Even at present, Indian banks are adequately capitalised. According to Raman Uberoi, Senior Director, CRISIL Ratings, “This move by GoI will further strengthen the capital adequacy of the Indian banking system. In particular, PSBs with CARs lower than 12 per cent will be able to improve their capitalisation levels.”

CRISIL also sees the move as part of GoI’s efforts to help banks keep up the tempo of credit growth, supporting economic development. Given GoI’s majority ownership in PSBs, and the criticality of the banking sector to the economy, CRISIL’s ratings on PSBs centrally factor in GoI support.

While the details of the GoI decision are awaited, CRISIL believes that PSBs with GoI holdings very close to the minimum level of 51 per cent will benefit the most, as they have limited or no flexibility to raise equity capital unless GoI subscribes to their rights issues.

In particular, the capital infusion could have a positive effect on the ratings of hybrid instruments issued by these PSBs, since CRISIL’s hybrid ratings factor in the possibility of breach of regulatory CAR, and an enhancement of the banks’ CARs will make the likelihood of such a breach more remote.



According to Tarun Bhatia, Head, Financial Sector Ratings, “The additional capital infusion will provide adequate cushion over the regulatory CAR for the time being.

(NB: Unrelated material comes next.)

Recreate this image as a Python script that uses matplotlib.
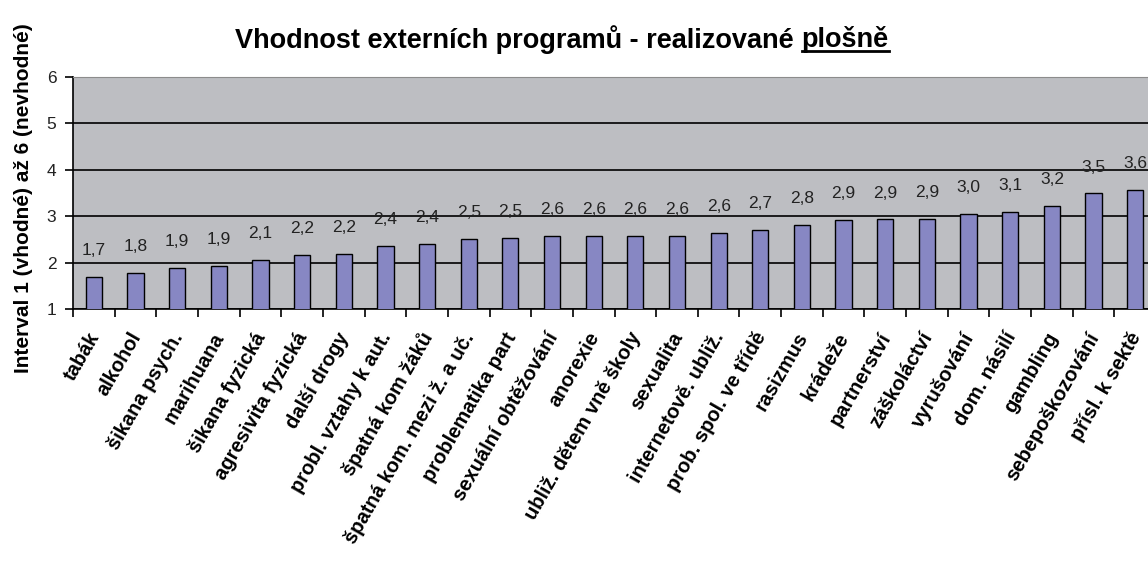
import numpy as np, matplotlib
matplotlib.use('Agg')
import matplotlib.pyplot as plt
import matplotlib.transforms as mtransforms
from matplotlib.lines import Line2D

plt.rcParams['font.family'] = ['Liberation Sans', 'DejaVu Sans']

categories = ['tabák', 'alkohol', 'šikana psych.', 'marihuana', 'šikana fyzická',
              'agresivita fyzická', 'další drogy', 'probl. vztahy k aut.', 'špatná kom žáků',
              'špatná kom. mezi ž. a uč.', 'problematika part', 'sexuální obtěžování',
              'anorexie', 'ubliž. dětem vně školy', 'sexualita', 'internetově. ubliž.',
              'prob. spol. ve třídě', 'rasizmus', 'krádeže', 'partnerství', 'záškoláctví',
              'vyrušování', 'dom. násilí', 'gambling', 'sebepoškozování', 'přísl. k sektě']
values = [1.70, 1.78, 1.89, 1.92, 2.06, 2.16, 2.18, 2.36, 2.40, 2.51, 2.54, 2.57, 2.57,
          2.57, 2.57, 2.64, 2.70, 2.82, 2.91, 2.93, 2.94, 3.04, 3.10, 3.23, 3.49, 3.57]
yticks = [1, 2, 3, 4, 5, 6]

C_BG = '#BDBEC2'; C_BAR = '#8787C3'

fig = plt.figure(figsize=(11.48, 5.65), dpi=100, facecolor='white')
ax = fig.add_axes([73/1148, 1-309/565, 1083/1148, 232/565])
ax.set_facecolor(C_BG)
x = np.arange(len(values))
ax.bar(x, values, width=0.39, bottom=0, color=C_BAR, edgecolor='black', lw=1.0, zorder=3)
ax.set_xlim(-0.5, len(values)-0.5); ax.set_ylim(1, 6)
ax.set_yticks(yticks)
ax.set_yticklabels([str(t) for t in yticks], fontsize=12.5, color='#222222')
ax.grid(axis='y', color='black', lw=1.2, zorder=1)
ax.set_axisbelow(True)
for v, xi in zip(values, x):
    ax.text(xi, v + 0.57, f'{v:.1f}'.replace('.', ','), ha='center', va='center',
            fontsize=12.5, color='#222222', zorder=4)

# category labels: drawn as texts below the axis, nudged left like the original
ax.set_xticks([])
lbl_tr = (mtransforms.blended_transform_factory(ax.transData, ax.transAxes)
          + mtransforms.ScaledTranslation(-7/100, -20/100, fig.dpi_scale_trans))
for xi, c in zip(x, categories):
    ax.text(xi, 0, c, transform=lbl_tr, rotation=60, ha='right', va='top',
            rotation_mode='anchor', fontsize=14.5, fontweight='bold', clip_on=False)
ax.set_xticks(np.arange(len(values)+1)-0.5, minor=True)
ax.tick_params(axis='x', which='minor', length=6, width=1.2, color='black', direction='out')
ax.tick_params(axis='y', length=6, width=1.2, direction='out', pad=6)
for s in ['top', 'right']: ax.spines[s].set_color('#8C8C8C')
ax.spines['left'].set_color('black'); ax.spines['bottom'].set_color('black')
ax.spines['left'].set_linewidth(1.2); ax.spines['bottom'].set_linewidth(1.2)

ax.set_ylabel('Interval 1 (vhodné) až 6 (nevhodné)', fontsize=15, fontweight='bold')
ax.yaxis.set_label_coords(-0.0365, 0.4785)

# title with underlined last word
t1 = fig.text(0.5, 0.93, 'Vhodnost externích programů - realizované ', ha='left', va='center',
              fontsize=19.5, fontweight='bold')
t2 = fig.text(0.5, 0.93, 'plošně', ha='left', va='center', fontsize=19.5, fontweight='bold')
r = fig.canvas.get_renderer()
w1 = t1.get_window_extent(r).width; w2 = t2.get_window_extent(r).width
x0 = 562 - (w1 + w2) / 2
t1.set_x(x0 / 1148); t2.set_x((x0 + w1) / 1148)
bb = t2.get_window_extent(r)
uy = (bb.y0 + 2) / 565
fig.add_artist(Line2D([(x0 + w1) / 1148, (x0 + w1 + w2) / 1148], [uy, uy],
                      color='black', lw=2, transform=fig.transFigure))

fig.savefig('out.png', dpi=100, facecolor='white')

However, for higher hybrid ratings to hold, banks have to maintain their CARs well above the regulatory minimum, which they may find difficult to do given the current operating environment.

CRISIL believes that banks will need to tap more sustainable sources of capital in order to support credit growth.” CRISIL will take appropriate rating actions once all the details regarding the planned capital support have emerged.